In 1244, a wandering dervish, known to posterity as Shams of Tabriz, arrived in Konya (in modern Turkey) and was promptly embraced by the community's spiritual leader, Jelaluddin Rumi, as the perfect Sufi master--the human image of the Divine Beloved--for whom he had been waiting. Up till then, write co-translators John Moyne and Coleman Barks in their terse but telling introduction, Rumi, at 37, had been "a fairly traditional mystic, one of a long line of scholars and theologians." Shams, at about age 60, "literally took Rumi's books, his intellectual brilliance, and threw them into a well to show him how he needed to live what he'd been teaching."
Rumi's followers were not pleased. Threatened by this close, absorbing relationship--which involved "weeklong periods of sohbet , mystical conversation and merging"--they drove Shams off to Damascus, and when Shams returned, they apparently murdered him.
The year of Shams' disappearance is not stated. However, R. A. Nicholson, another translator of Rumi's works, specifies it as 1247. During this three-year period under Shams' influence, Rumi developed into, as Nicholson puts it, "the greatest mystical poet of Persia."
He also became one of the most prolific. The standard Tehran edition of Rumi's "Kullivat" or Complete Works comes to eight volumes. Included in this are the later "Masnavi" or Mystical Tales, comprising six books of rhyming couplets, and the earlier "Divan of Shams-i Tabriz" of the period mentioned, consisting of about 2,500 mystical odes, plus an indeterminate number of "Rubaiyat" or Quatrains, of which--according to the late A. J. Arberry, another translator and Cambridge scholar--about 1,600 are authentic.
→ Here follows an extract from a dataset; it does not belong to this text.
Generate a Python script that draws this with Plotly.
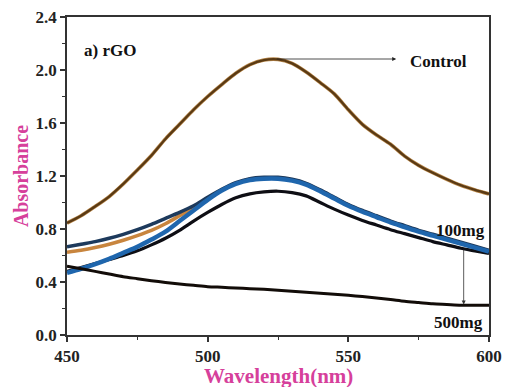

Of this vast collection of quatrains contained in the "Divan" or Collected Poems, a mere 166 appear, unnumbered and unsequentially arranged, in this slim volume. Can such a select sampling adequately reflect that which is contained in the much larger original?
"Rumi's Rubaiyat," as the translators explain, "is improvised music" made up of "spontaneous fragments." The connection between the poems is not "linear" or even readily "explainable." Rather, in them, Rumi's ideas "grow, circulate, and clarify as they take on, and explore, various images."
This, essentially, is what these versions offer, flavored "with a strong American line of free-verse spiritual poetry," in the vein of "Whitman, Roethke, Snyder, James Wright." The result, inevitably, is a tilt toward modernity.
More to the point, however, is the "excitement" captured in these short utterances, which, in their sum, form "a unique record of the union of lover and beloved, soul and spirit."
Rumi, in all his writings, was inspired by the "love" of a spiritual mentor. What distinguishes the poems of the "Divan" is that, in them, Rumi became the other. Rumi the poet was not Rumi the teacher, but literally the voice of the absent Shams. Hence, the title of the work in Persian; hence, too, the poems' innate sense of "unity," which derives from not "structural arrangement" but the very thing that is celebrated: the union of the lovers:
"Every promise I made before
I broke when I first saw you . . .
"Inside you I rest from wanting."
In that knowledge, Rumi finds his mission as a poet:
"My work is to carry this love
as comfort for those who long for you."
Love for the "absent" Shams is thus transmuted into love for the Divine Beloved.
The major translations of Rumi's works--the greater odes and tales--remain those by Nicholson and Arberry. Yet it is also good to have the appealing "Rubaiyat" available in such a compact version. This is the second collaborative effort by Moyne, a scholar of Persian at the City University of New York, and Barks, a poet who teaches at the University of Georgia. Their first version of Rumi's poems, "Open Secrets" (Threshold Books, 1984), received the Writer's Choice award of the Pushcart Foundation.